The creative elements in a direct mail piece will greatly impact its success. Your copy and design must work together to pique the recipients’ interest, make the offer clear, and nudge potential customers into action. Below are basic guidelines for effective direct mail copywriting.
Aim for the Target
When it comes to enticing a prospect to try your product, you must start by targeting the right consumers. I frequently receive catalogues for children’s clothes, furniture, and toys, but I have no children. The catalogues go straight into the recycle bin. I suspect you have had an experience like this as well. To increase response and your return on investment, edit your mailing lists to reach people who are most likely to benefit from your offer. It doesn’t matter how cleverly crafted your copy is if the recipient has no use for the product.
Create a Need
Even with a carefully edited mailing list, potential customers may not see the benefit of your product without guidance from you. For convincing copy, keep in mind legendary ad man David Ogilvy’s advice, “think about what keeps your customers up at night.” Empathize with them. Show them you understand their problems. Ask relevant questions to get their minds churning. Then tell them how your product is the solution.
Befriend Your Customer
As with all marketing copy, your primary goal is to show the recipient that your product is meant for him or her. There are several simple techniques you can use in your direct mail piece to do this:
- Think of the recipient as your friend. Use “you” and “your” in the copy as if you were speaking to someone you know personally.
- Use variable data printing to insert the recipients name in the mail piece multiple times.
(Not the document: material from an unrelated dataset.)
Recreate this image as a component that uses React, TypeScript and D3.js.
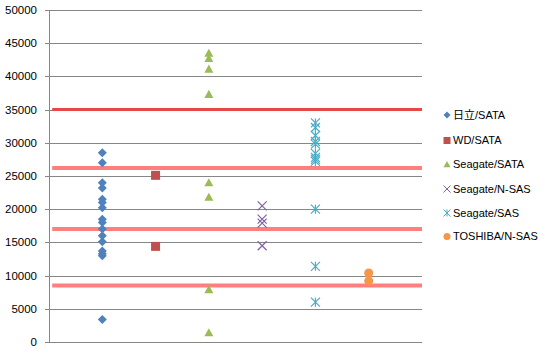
import { useRef, useEffect } from "react";
import * as d3 from "d3";

const W = 549;
const H = 354;
const margin = { top: 10, right: 127, bottom: 12, left: 49 };

const seriesNames = ["日立/SATA", "WD/SATA", "Seagate/SATA", "Seagate/N-SAS", "Seagate/SAS", "TOSHIBA/N-SAS"];
const seriesColors = ["#4F81BD", "#C0504D", "#9BBB59", "#8064A2", "#4BACC6", "#F79646"];
const seriesShapes = ["diamond", "square", "triangle", "cross", "star", "circle"];

const hitachiSata = [28500, 27000, 24000, 23200, 21500, 21000, 20200, 18500, 18000, 17000, 16000, 15100, 13700, 13300, 13000, 3400];
const wdSata = [25100, 14400];
const seagateSata = [43500, 42700, 41100, 37300, 24000, 21800, 7900, 1400];
const seagateNSas = [20500, 18500, 17900, 14500];
const seagateSas = [33000, 32300, 31100, 30200, 29800, 28400, 27800, 27500, 27200, 20000, 11400, 6000];
const toshibaNSas = [10400, 9200];

const seriesValues = [hitachiSata, wdSata, seagateSata, seagateNSas, seagateSas, toshibaNSas];

const yTicks = [0, 5000, 10000, 15000, 20000, 25000, 30000, 35000, 40000, 45000, 50000];
const thresholds = [35000, 26200, 17000, 8500];

function markerPath(shape: string, s: number) {
  const h = s / 2;
  switch (shape) {
    case "diamond":
      return `M0,${-h}L${h},0L0,${h}L${-h},0Z`;
    case "square":
      return `M${-h},${-h}H${h}V${h}H${-h}Z`;
    case "triangle":
      return `M0,${-h}L${h},${h * 0.8}L${-h},${h * 0.8}Z`;
    case "cross":
      return `M${-h},${-h}L${h},${h}M${h},${-h}L${-h},${h}`;
    case "star":
      return `M${-h},${-h}L${h},${h}M${h},${-h}L${-h},${h}M0,${-h}V${h}`;
    default:
      return d3.symbol(d3.symbolCircle, Math.PI * h * h)() || "";
  }
}

const App = () => {
  const svgRef = useRef<SVGSVGElement>(null);

  useEffect(() => {
    const svg = d3.select(svgRef.current);
    svg.selectAll("*").remove();

    const x = d3.scaleLinear().domain([0, 7]).range([margin.left, W - margin.right]);
    const y = d3.scaleLinear().domain([0, 50000]).range([H - margin.bottom, margin.top]);

    // grid lines
    svg.append("g")
      .selectAll("line")
      .data(yTicks)
      .enter()
      .append("line")
      .attr("x1", margin.left - 4)
      .attr("x2", W - margin.right)
      .attr("y1", (d) => Math.round(y(d)) + 0.5)
      .attr("y2", (d) => Math.round(y(d)) + 0.5)
      .style("stroke", "#868686")
      .style("stroke-width", 1);

    svg.append("line")
      .attr("x1", margin.left + 0.5)
      .attr("x2", margin.left + 0.5)
      .attr("y1", y(50000))
      .attr("y2", y(0))
      .style("stroke", "#868686");

    svg.append("g")
      .selectAll("text")
      .data(yTicks)
      .enter()
      .append("text")
      .attr("x", 37)
      .attr("y", (d) => y(d))
      .attr("dy", "0.35em")
      .attr("text-anchor", "end")
      .style("font-family", "'Liberation Sans', Arial, sans-serif")
      .style("font-size", "11.5px")
      .style("fill", "#000")
      .text((d) => d);

    // threshold lines
    svg.append("g")
      .selectAll("line")
      .data(thresholds)
      .enter()
      .append("line")
      .attr("x1", x(0.06))
      .attr("x2", x(7))
      .attr("y1", (d) => y(d))
      .attr("y2", (d) => y(d))
      .style("stroke", (d, i) => (i === 0 ? "#E8474A" : "#FF7F7F"))
      .style("stroke-width", (d, i) => (i === 0 ? 3 : 4));

    // points
    seriesValues.forEach((vals, i) => {
      const shape = seriesShapes[i];
      const line = shape === "cross" || shape === "star";
      svg.append("g")
        .selectAll("path")
        .data(vals)
        .enter()
        .append("path")
        .attr("transform", (d) => `translate(${x(i + 1)},${y(d)})`)
        .attr("d", markerPath(shape, shape === "circle" ? 9 : 9))
        .style("fill", line ? "none" : seriesColors[i])
        .style("stroke", line ? seriesColors[i] : "none")
        .style("stroke-width", 1.2);
    });

    // legend
    const legend = svg.append("g");
    seriesNames.forEach((name, i) => {
      const ly = [115, 140.5, 164.5, 189, 213, 236.5][i];
      const shape = seriesShapes[i];
      const line = shape === "cross" || shape === "star";
      legend.append("path")
        .attr("transform", `translate(447,${ly})`)
        .attr("d", markerPath(shape, 7))
        .style("fill", line ? "none" : seriesColors[i])
        .style("stroke", line ? seriesColors[i] : "none")
        .style("stroke-width", 1);
      legend.append("text")
        .attr("x", 453)
        .attr("y", ly)
        .attr("dy", "0.35em")
        .style("font-family", "'Liberation Sans', Arial, 'Noto Sans CJK JP', sans-serif")
        .style("font-size", "11px")
        .style("fill", "#000")
        .text(name);
    });
  }, []);

  return (
    <svg
      ref={svgRef}
      width={W}
      height={H}
      style={{ position: "absolute", left: 0, top: 0, background: "#fff" }}
    ></svg>
  );
};

export default App;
- Use Personalized URLs (PURLs). These allow you to include your recipient’s name in the response URL on your direct mail piece. The PURL will take the recipient to a customized web page, which again includes his or her name in the copy. What better way to show your prospects that your offer is specifically meant for them?
Offer Something Money Can’t Buy
Alan Rosenspan, president of direct marketing creative and consulting firm Rosenspan & Associates, recommends enticing customers with an offer that is available only through you. You could offer something inexpensive, such as a clever promotional product or a how-to guide created by your in-house experts. If you have the resources, something costly and highly desirable, like a chance to win a round of golf with a professional golfer, will generate interest. Whatever the offer, make sure it has a clear connection to your business and strengthens your brand.
Set a Deadline
This tried and true marketing technique gives your recipient a reason to act now. Most of us have busy lives, and it’s easy to forget items that aren’t a top priority. If you’ve successfully conveyed your product benefit, the prospect needs a reason to respond before life gets in the way.
Clearly State the Offer and the Call to Action
Don’t make your customers search for the offer. Reference it at the beginning and restate it several times in your copy. Most people won’t read your letter or postcard word for word, and you want to make sure they see the offer and know how to get it.
Test Your Copy
Every business and consumer is different. To understand what elicits the highest number of profitable responses, try testing different versions of the same mail piece. Try approaching the problem your product solves from several angles, and try different wording for your offer and call to action. Track the correlation between wording and actual purchases. The copy that generates the highest number of inquiries may not be the copy that generates the largest profits. It’s worth the effort to test your campaigns. Knowing what works with your customers will help you improve success rates in the future.